Feb. 7, 2017 – by Jeff Gelski
ARNER, IOWA — Aspen Hills, Inc., a cookie dough manufacturer linked to a Listeria monocytogenes outbreak in Blue Bell Creameries products, has ceased production.
“After much consideration, our owners have decided to end their involvement in the company and are actively looking to wind up their affairs through a sale or other orderly disposition,” said Jon Austin, a spokesman for the Garner-based company. “While that process is under way, we have ceased production as of the end of December. Even so, we are committed to addressing any questions raised by the F.D.A. so that the agency can be assured that our commitment to the safety and wholesomeness of our products will not waver even as we exit the market. To that end, we have detailed for the agency the many changes to our procedures and practices we put in place in response to its oversight; we appreciate the partnership and professionalism of its personnel throughout this process.”
Blue Bell Creameries, Brenham, Texas, last September said it voluntarily was recalling certain ice cream products. Blue Bell identified the potential problem through internal testing and notified Aspen Hills, which then issued a voluntary recall of the products supplied to Blue Bell. In October, Blue Bell Creameries expanded the recall to all products made with cookie dough that may be contaminated with Listeria monocytogenes.

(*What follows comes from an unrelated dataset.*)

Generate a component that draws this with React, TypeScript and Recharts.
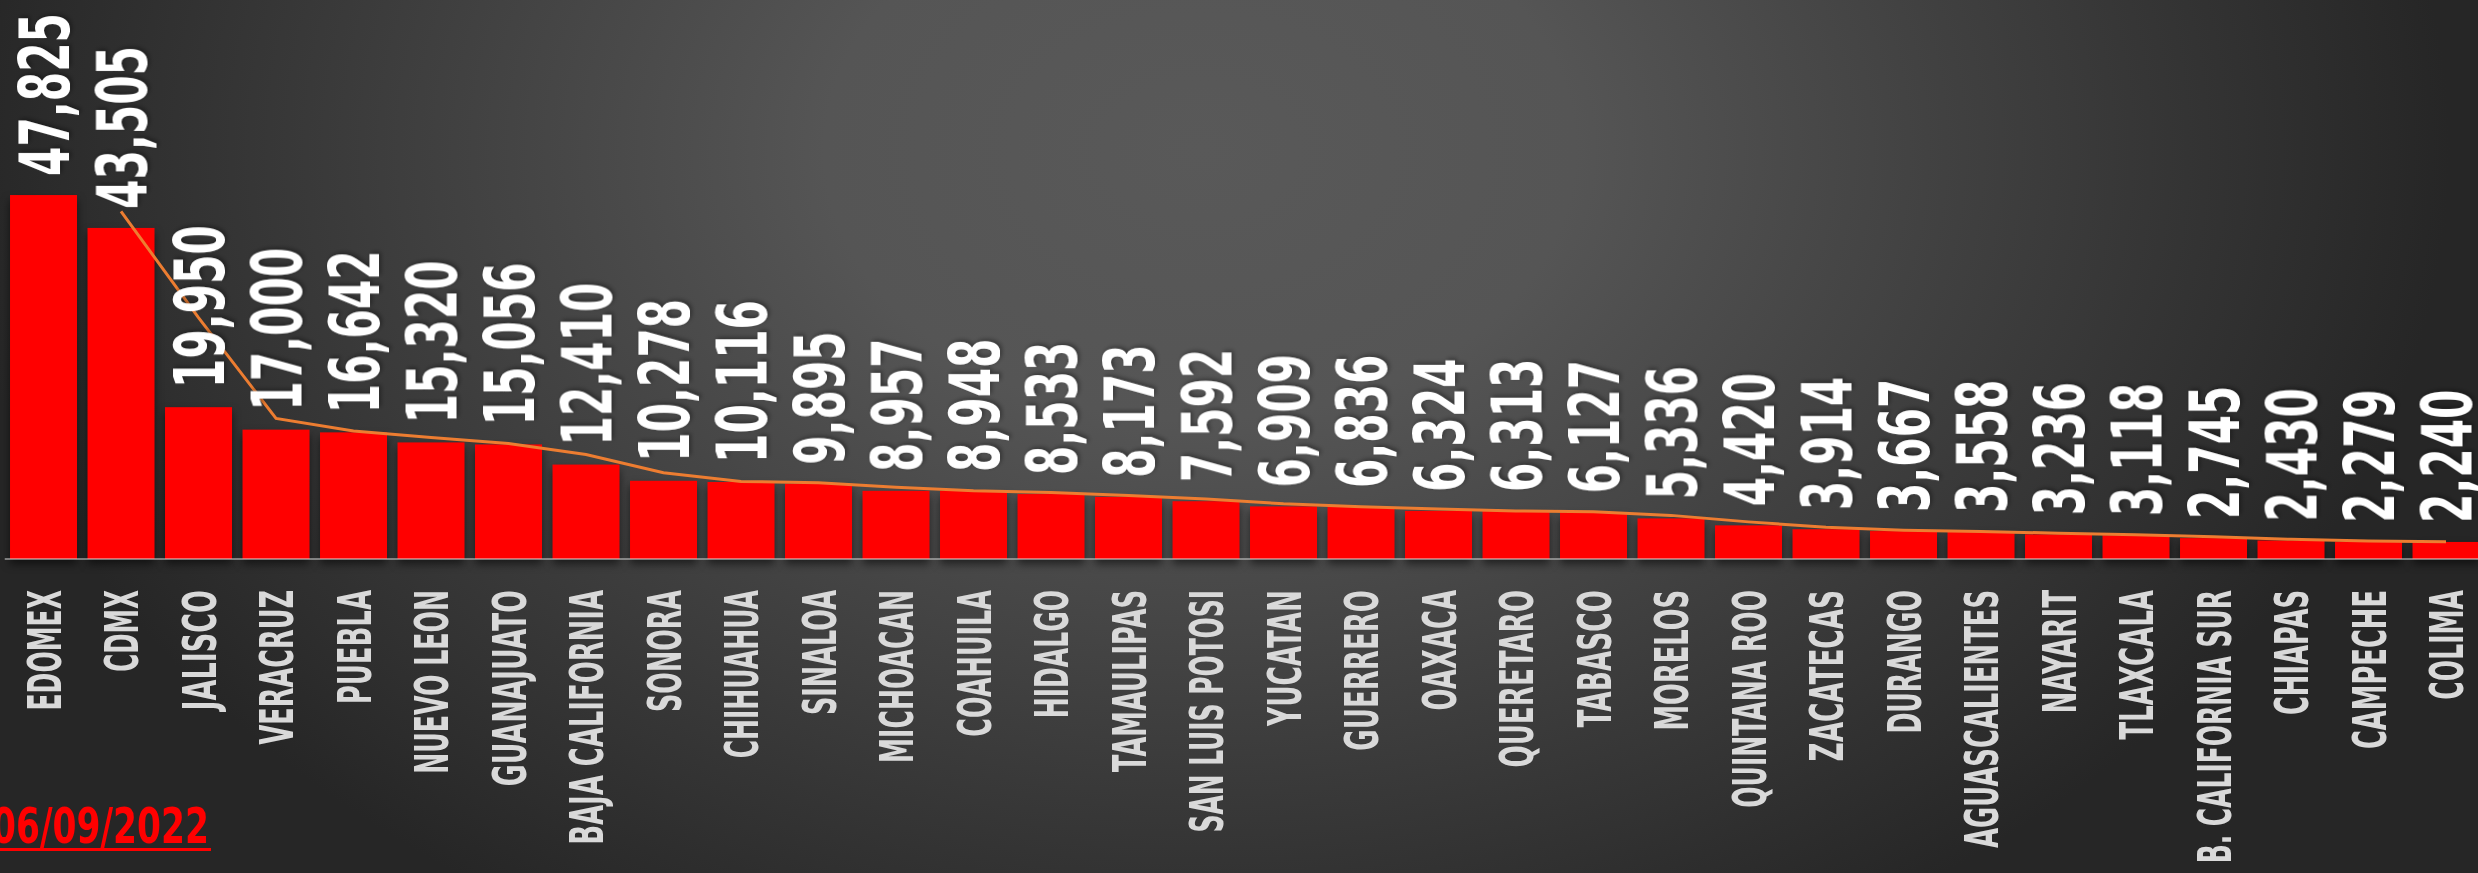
import { Bar, ComposedChart, LabelList, Line, XAxis, YAxis } from 'recharts';

const STATES = [
  'EDOMEX', 'CDMX', 'JALISCO', 'VERACRUZ', 'PUEBLA', 'NUEVO LEON', 'GUANAJUATO', 'BAJA CALIFORNIA',
  'SONORA', 'CHIHUAHUA', 'SINALOA', 'MICHOACAN', 'COAHUILA', 'HIDALGO', 'TAMAULIPAS', 'SAN LUIS POTOSI',
  'YUCATAN', 'GUERRERO', 'OAXACA', 'QUERETARO', 'TABASCO', 'MORELOS', 'QUINTANA ROO', 'ZACATECAS',
  'DURANGO', 'AGUASCALIENTES', 'NAYARIT', 'TLAXCALA', 'B. CALIFORNIA SUR', 'CHIAPAS', 'CAMPECHE', 'COLIMA',
];

const CASES = [
  47825, 43505, 19950, 17000, 16642, 15320, 15056, 12410,
  10278, 10116, 9895, 8957, 8948, 8533, 8173, 7592,
  6909, 6836, 6324, 6313, 6127, 5336, 4420, 3914,
  3667, 3558, 3236, 3118, 2745, 2430, 2279, 2240,
];

// orange trend line (2-point moving average)
const TREND = [
  null, 45665, 31728, 18475, 16821, 15981, 15188, 13733,
  11344, 10197, 10006, 9426, 8953, 8741, 8353, 7883,
  7251, 6873, 6580, 6319, 6220, 5732, 4878, 4167,
  3791, 3613, 3397, 3177, 2932, 2588, 2355, 2260,
];

const DATE_LABEL = '06/09/2022';

const FONT = "'DejaVu Sans Condensed', 'DejaVu Sans', sans-serif";

// rough bold glyph widths (em) so the condensed look can be forced with textLength
const CHAR_W: Record<string, number> = {
  A: 0.722, B: 0.722, C: 0.722, D: 0.722, E: 0.667, F: 0.611, G: 0.778, H: 0.722, I: 0.278,
  J: 0.556, K: 0.722, L: 0.611, M: 0.833, N: 0.722, O: 0.778, P: 0.667, Q: 0.778, R: 0.722,
  S: 0.667, T: 0.611, U: 0.722, V: 0.667, W: 0.944, X: 0.667, Y: 0.667, Z: 0.611,
  ' ': 0.278, '.': 0.278, ',': 0.278, '/': 0.278,
};
const textWidth = (s: string, perEm: number) =>
  s.split('').reduce((sum, ch) => sum + (CHAR_W[ch] ?? 0.556), 0) * perEm;

const chartData = STATES.map((name, i) => ({ name, cases: CASES[i], trend: TREND[i] }));

function ValueLabel(props: any) {
  const { x, y, width, value } = props;
  const cx = Number(x) + Number(width) / 2;
  const label = Number(value).toLocaleString('en-US');
  return (
    <text
      transform={`translate(${cx + 25.5},${Number(y) - 19}) rotate(-90)`}
      fill="#ffffff"
      fontSize={70}
      fontWeight={700}
      fontFamily={FONT}
      textLength={textWidth(label, 53.3)}
      lengthAdjust="spacingAndGlyphs"
      style={{ filter: 'drop-shadow(2px 2px 2px rgba(0,0,0,0.35))' }}
    >
      {label}
    </text>
  );
}

function StateTick(props: any) {
  const { x, y, payload } = props;
  const label = String(payload.value);
  return (
    <text
      transform={`translate(${Number(x) + 17},${Number(y) + 31}) rotate(-90)`}
      textAnchor="end"
      fill="#d9d9d9"
      fontSize={46.6}
      fontWeight={700}
      fontFamily={FONT}
      textLength={textWidth(label, 27.8)}
      lengthAdjust="spacingAndGlyphs"
    >
      {label}
    </text>
  );
}

function ShadowBar(props: any) {
  const { x, y, width, height } = props;
  return (
    <rect
      x={x}
      y={y}
      width={width}
      height={height}
      fill="#ff0000"
      style={{ filter: 'drop-shadow(0px 5px 4px rgba(0,0,0,0.55))' }}
    />
  );
}

export default function App() {
  return (
    <div
      style={{
        position: 'fixed',
        left: 0,
        top: 0,
        width: 2478,
        height: 873,
        overflow: 'hidden',
        background:
          'radial-gradient(ellipse 1250px 900px at 1200px 150px, #595959 0%, #555555 30%, #3a3a3a 70%, #262626 100%)',
      }}
    >
      <ComposedChart
        width={2490}
        height={873}
        data={chartData}
        margin={{ top: 178.5, right: 5.25, left: 4.75, bottom: 0 }}
        barCategoryGap="6.8%"
      >
        <XAxis
          dataKey="name"
          interval={0}
          height={314}
          tickLine={false}
          tickSize={0}
          tickMargin={0}
          axisLine={{ stroke: '#d9d9d9', strokeOpacity: 0.5, strokeWidth: 2 }}
          tick={(p: any) => <StateTick {...p} />}
        />
        <YAxis hide domain={[0, 50000]} />
        <Bar dataKey="cases" fill="#ff0000" isAnimationActive={false} shape={(p: any) => <ShadowBar {...p} />}>
          <LabelList dataKey="cases" content={(p: any) => <ValueLabel {...p} />} />
        </Bar>
        <Line
          type="linear"
          dataKey="trend"
          stroke="#ed7d31"
          strokeWidth={3}
          dot={false}
          activeDot={false}
          isAnimationActive={false}
        />
      </ComposedChart>
      <svg width={400} height={80} style={{ position: 'absolute', left: 0, top: 793 }}>
        <text
          x={-8}
          y={50}
          fill="#ff0000"
          fontSize={49.4}
          fontWeight={700}
          fontFamily={FONT}
          textLength={217}
          lengthAdjust="spacingAndGlyphs"
        >
          {DATE_LABEL}
        </text>
        <rect x={0} y={55} width={211} height={3} fill="#ff0000" />
      </svg>
    </div>
  );
}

The Food and Drug Administration issued a warning letter dated Jan. 10 of this year to Aspen Hills that may be found here. The F.D.A. said it had inspected the company’s frozen cookie dough manufacturing facility from Sept. 27 through Oct. 6, 2016. Environmental samples collected from various areas in the facility found the presence of Listeria monocytogenes. The F.D.A. investigators also observed “serious violations” of the Current Good Manufacturing Practice regulation for food.
“The presence of L. monocytogenes in your facility is significant because it demonstrates your cleaning and sanitation practices are inadequate to effectively control pathogens in your facility to prevent contamination of food,” the F.D.A. letter said. “Furthermore, L. monocytogenes found in the environment of your facility increases the risk of your finished product becoming contaminated.”
The F.D.A. letter acknowledged Aspen Hills took corrective actions after the F.D.A. presented its findings to the company. Aspen Hills hired a third-party laboratory and consultant group to conduct a review of operations and to make recommendations to changes in policy and procedures. It also included revising Standard Operating Procedures in the three areas of environmental pathogen monitoring, product sampling and testing, and cleaning and sanitizing facilities.
Aspen Hills conducted a voluntary recall of all lots of ready-to-eat cookie dough produced at the facility between June 8 and Sept. 30, 2016.
Thomas and Nancy Lundeen own Aspen Hills. The company’s facility had a daily production capacity of 180,000 lbs of product, which allowed the company to meet peak season needs of fund-raising, according to the company’s web site. Aspen Hills offered cookie dough in such varieties as chocolate chunk, peanut butter, oatmeal raisin, white chocolate macadamia and snickerdoodle. The company also offered such frozen items as cheesecake, cinnamon rolls and French bread pizza.